WHAT TO PRODUCE: Each line below must be set down exactly; omit any image you find.

** START STORED DATA **

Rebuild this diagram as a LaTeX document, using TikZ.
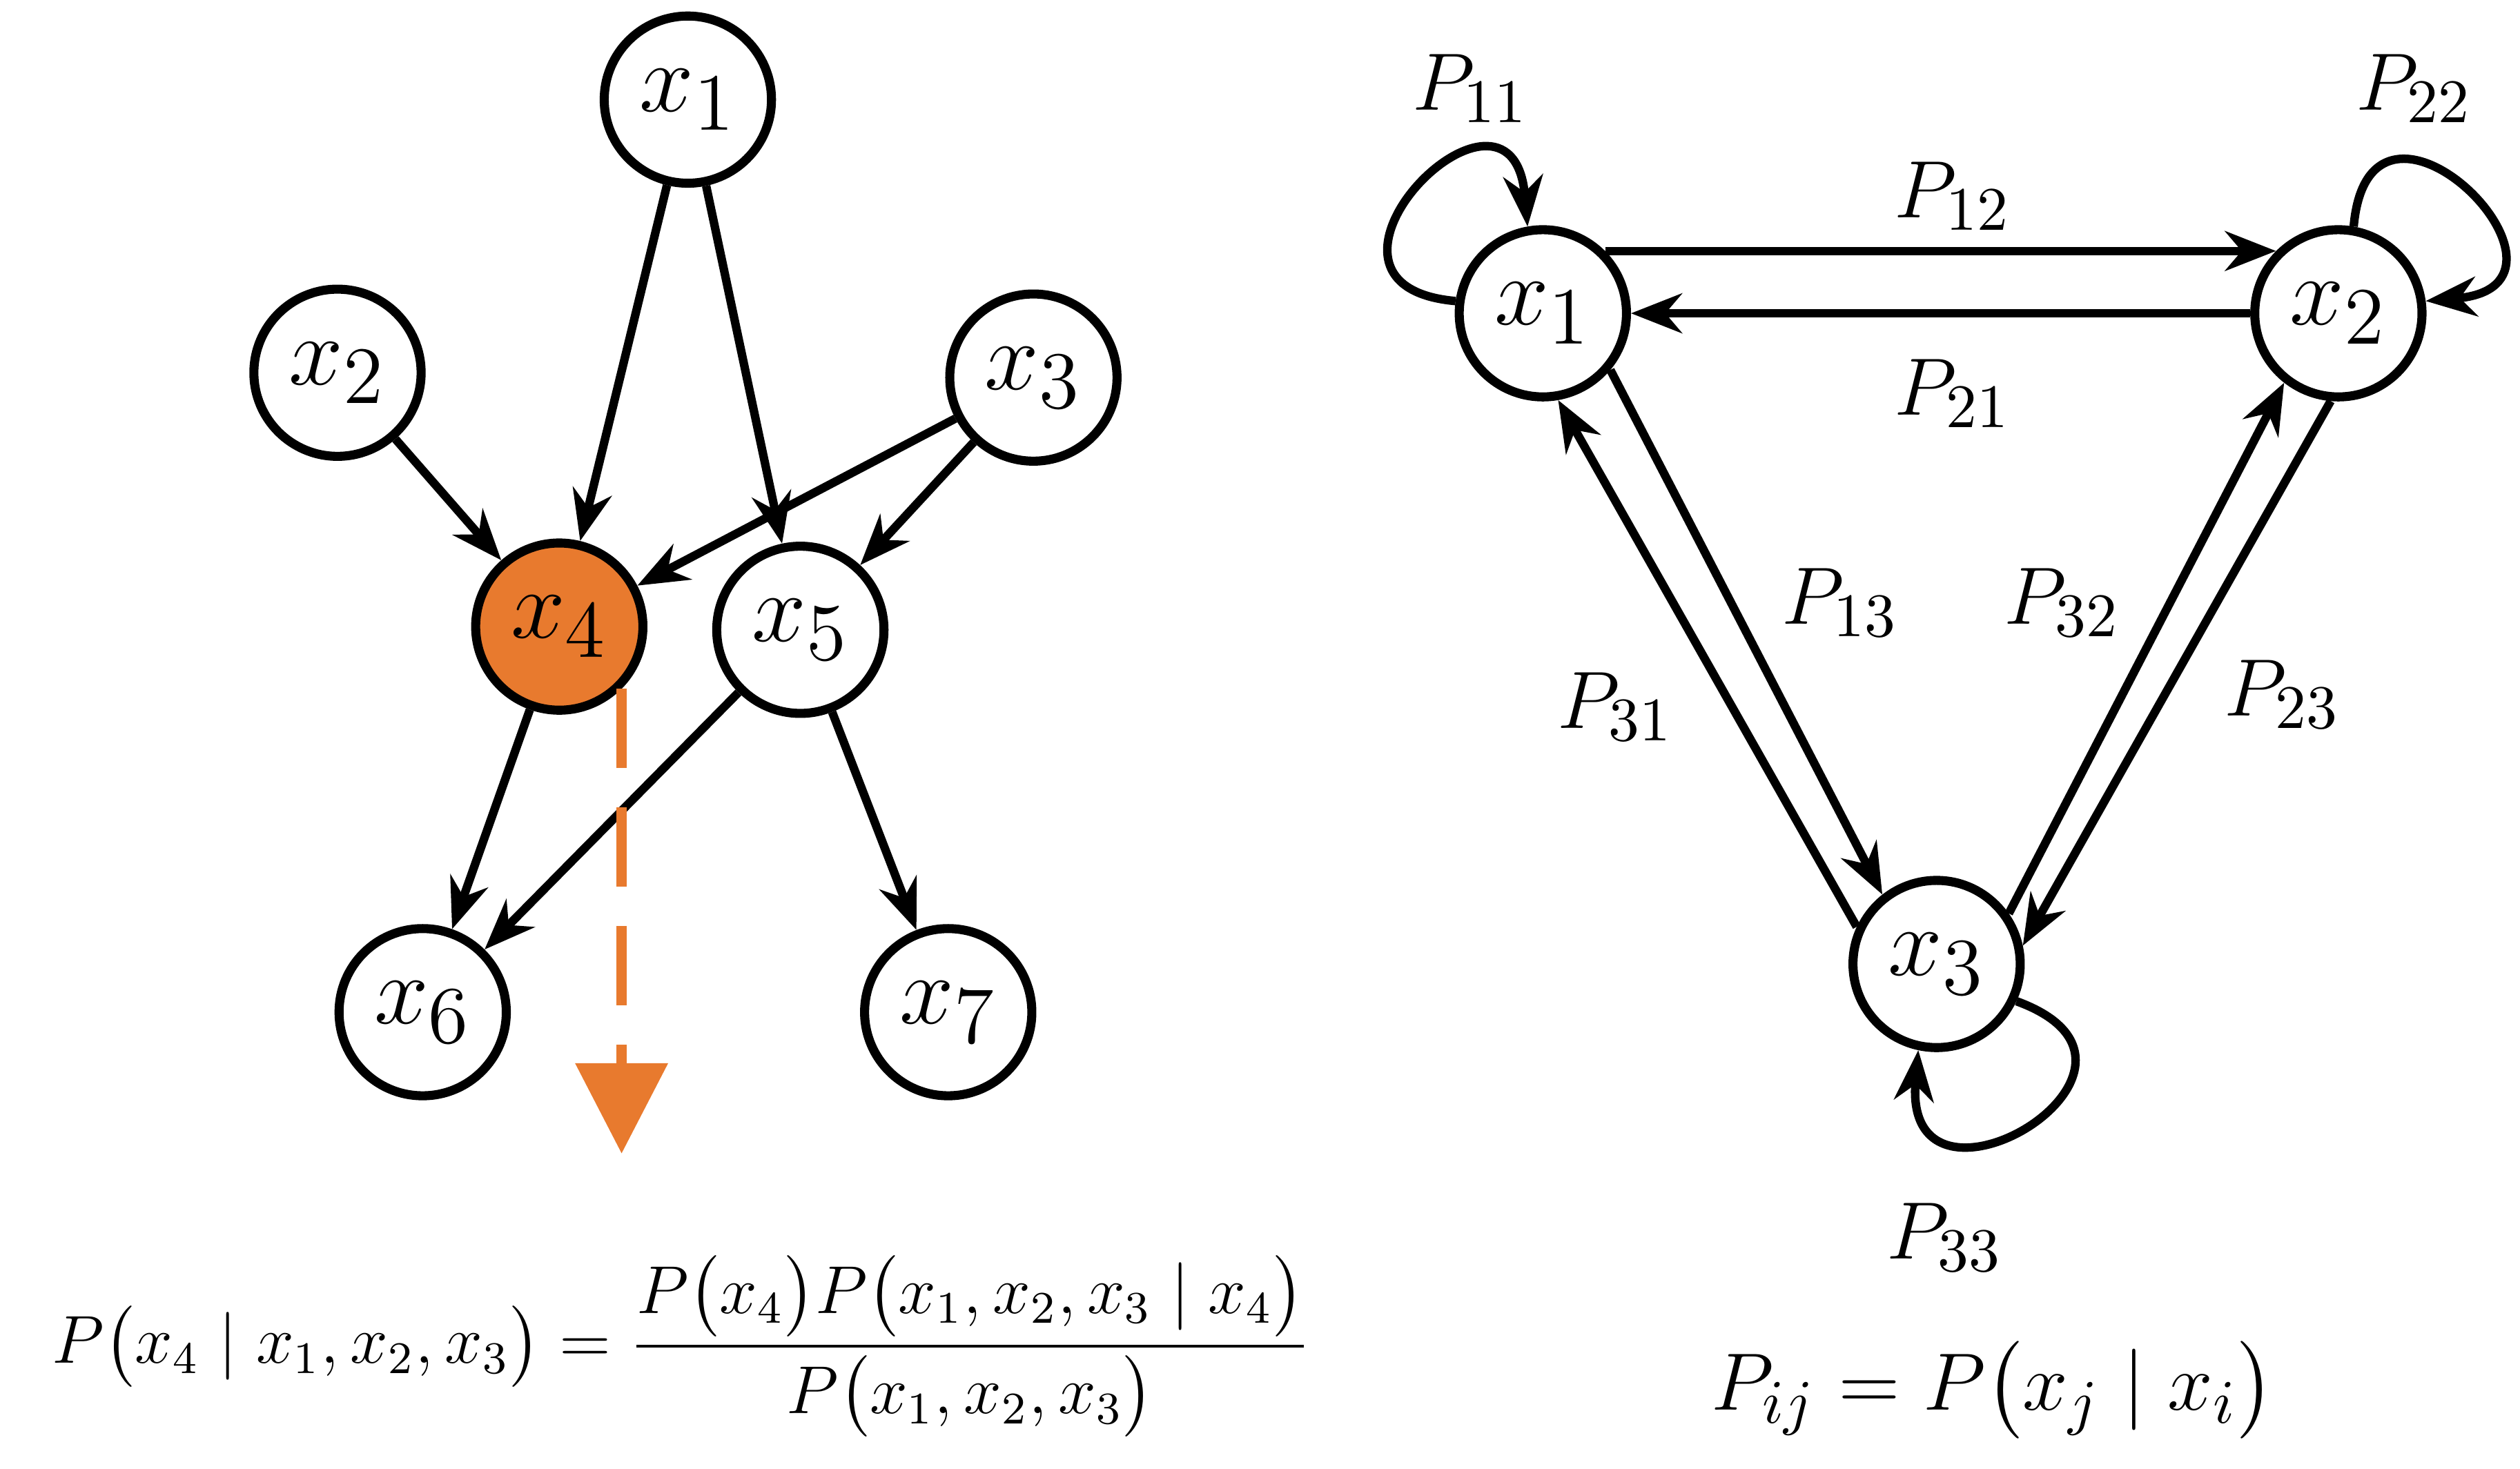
\documentclass[tikz,border=0pt]{standalone}
\usepackage{amsmath}
\usetikzlibrary{arrows.meta,positioning}
\definecolor{bnorange}{RGB}{232,122,46}
\begin{document}
\begin{tikzpicture}[x=0.01cm,y=-0.01cm,
    var/.style={circle,draw,line width=1.6pt,minimum size=1.04cm,inner sep=0pt,font=\fontsize{19}{22}\selectfont},
    arc/.style={-{Stealth[length=9pt,width=7pt]},line width=1.5pt},
    lab/.style={font=\fontsize{15}{18}\selectfont},
    loopy/.style={arc,looseness=4.5}]
  \useasboundingbox (0,0) rectangle (1568,914);
  % Bayesian network
  \node[var] (l1) at (428,62) {$x_1$};
  \node[var] (l2) at (210,232) {$x_2$};
  \node[var] (l3) at (643,235) {$x_3$};
  \node[var,fill=bnorange] (l4) at (348,390) {$x_4$};
  \node[var] (l5) at (498,392) {$x_5$};
  \node[var] (l6) at (263,630) {$x_6$};
  \node[var] (l7) at (590,630) {$x_7$};
  \draw[arc] (l1) -- (l4);
  \draw[arc] (l1) -- (l5);
  \draw[arc] (l2) -- (l4);
  \draw[arc] (l3) -- (l4);
  \draw[arc] (l3) -- (l5);
  \draw[arc] (l4) -- (l6);
  \draw[arc] (l5) -- (l6);
  \draw[arc] (l5) -- (l7);
  \coordinate (q) at (383,718);
  \draw[bnorange,line width=1.8pt,dash pattern=on 14pt off 7pt,-{Triangle[length=16pt,width=16pt]}] (l4.-45) -- (l4.-45 |- q);
  \node[font=\fontsize{12}{14}\selectfont] (bayes) at (424,838) {$P\big(x_4\mid x_1,x_2,x_3\big)=\dfrac{P\big(x_4\big)P\big(x_1,x_2,x_3\mid x_4\big)}{P\big(x_1,x_2,x_3\big)}$};
  % Markov chain
  \node[var] (m1) at (960,195) {$x_1$};
  \node[var] (m2) at (1455,195) {$x_2$};
  \node[var] (m3) at (1205,600) {$x_3$};
  \draw[arc] (m1.45) -- (m2.135);
  \draw[arc] (m2.180) -- (m1.0);
  \draw[arc] (m1.-40) -- (m3.128);
  \draw[arc] (m3.155) -- (m1.-80);
  \draw[arc] (m3.35) -- (m2.-128);
  \draw[arc] (m2.-95) -- (m3.12);
  \draw[loopy] (m1.172) to[out=175,in=95] (m1.100);
  \draw[loopy] (m2.80) to[out=85,in=5] (m2.8);
  \draw[loopy] (m3.-25) to[out=-20,in=-95] (m3.-102);
  \node[lab] (p11) at (915,55) {$P_{11}$};
  \node[lab] (p22) at (1502,55) {$P_{22}$};
  \node[lab] (p12) at (1215,122) {$P_{12}$};
  \node[lab] (p21) at (1215,245) {$P_{21}$};
  \node[lab] (p13) at (1145,375) {$P_{13}$};
  \node[lab] (p32) at (1283,375) {$P_{32}$};
  \node[lab] (p31) at (1005,440) {$P_{31}$};
  \node[lab] (p23) at (1420,432) {$P_{23}$};
  \node[lab] (p33) at (1210,770) {$P_{33}$};
  \node[lab] (pij) at (1240,865) {$P_{ij}=P\big(x_j\mid x_i\big)$};
\end{tikzpicture}
\end{document}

** END STORED DATA **

EXERCISE OUTPUT:
Rebuild this diagram as a LaTeX document, using TikZ.
\documentclass[tikz,border=0pt]{standalone}
\usepackage{amsmath}
\usetikzlibrary{arrows.meta,positioning}
\definecolor{bnorange}{RGB}{232,122,46}
\begin{document}
\begin{tikzpicture}[x=0.01cm,y=-0.01cm,
    var/.style={circle,draw,line width=1.6pt,minimum size=1.04cm,inner sep=0pt,font=\fontsize{19}{22}\selectfont},
    arc/.style={-{Stealth[length=9pt,width=7pt]},line width=1.5pt},
    lab/.style={font=\fontsize{15}{18}\selectfont},
    loopy/.style={arc,looseness=4.5}]
  \useasboundingbox (0,0) rectangle (1568,914);
  % Bayesian network
  \node[var] (l1) at (428,62) {$x_1$};
  \node[var] (l2) at (210,232) {$x_2$};
  \node[var] (l3) at (643,235) {$x_3$};
  \node[var,fill=bnorange] (l4) at (348,390) {$x_4$};
  \node[var] (l5) at (498,392) {$x_5$};
  \node[var] (l6) at (263,630) {$x_6$};
  \node[var] (l7) at (590,630) {$x_7$};
  \draw[arc] (l1) -- (l4);
  \draw[arc] (l1) -- (l5);
  \draw[arc] (l2) -- (l4);
  \draw[arc] (l3) -- (l4);
  \draw[arc] (l3) -- (l5);
  \draw[arc] (l4) -- (l6);
  \draw[arc] (l5) -- (l6);
  \draw[arc] (l5) -- (l7);
  \coordinate (q) at (383,718);
  \draw[bnorange,line width=1.8pt,dash pattern=on 14pt off 7pt,-{Triangle[length=16pt,width=16pt]}] (l4.-45) -- (l4.-45 |- q);
  \node[font=\fontsize{12}{14}\selectfont] (bayes) at (424,838) {$P\big(x_4\mid x_1,x_2,x_3\big)=\dfrac{P\big(x_4\big)P\big(x_1,x_2,x_3\mid x_4\big)}{P\big(x_1,x_2,x_3\big)}$};
  % Markov chain
  \node[var] (m1) at (960,195) {$x_1$};
  \node[var] (m2) at (1455,195) {$x_2$};
  \node[var] (m3) at (1205,600) {$x_3$};
  \draw[arc] (m1.45) -- (m2.135);
  \draw[arc] (m2.180) -- (m1.0);
  \draw[arc] (m1.-40) -- (m3.128);
  \draw[arc] (m3.155) -- (m1.-80);
  \draw[arc] (m3.35) -- (m2.-128);
  \draw[arc] (m2.-95) -- (m3.12);
  \draw[loopy] (m1.172) to[out=175,in=95] (m1.100);
  \draw[loopy] (m2.80) to[out=85,in=5] (m2.8);
  \draw[loopy] (m3.-25) to[out=-20,in=-95] (m3.-102);
  \node[lab] (p11) at (915,55) {$P_{11}$};
  \node[lab] (p22) at (1502,55) {$P_{22}$};
  \node[lab] (p12) at (1215,122) {$P_{12}$};
  \node[lab] (p21) at (1215,245) {$P_{21}$};
  \node[lab] (p13) at (1145,375) {$P_{13}$};
  \node[lab] (p32) at (1283,375) {$P_{32}$};
  \node[lab] (p31) at (1005,440) {$P_{31}$};
  \node[lab] (p23) at (1420,432) {$P_{23}$};
  \node[lab] (p33) at (1210,770) {$P_{33}$};
  \node[lab] (pij) at (1240,865) {$P_{ij}=P\big(x_j\mid x_i\big)$};
\end{tikzpicture}
\end{document}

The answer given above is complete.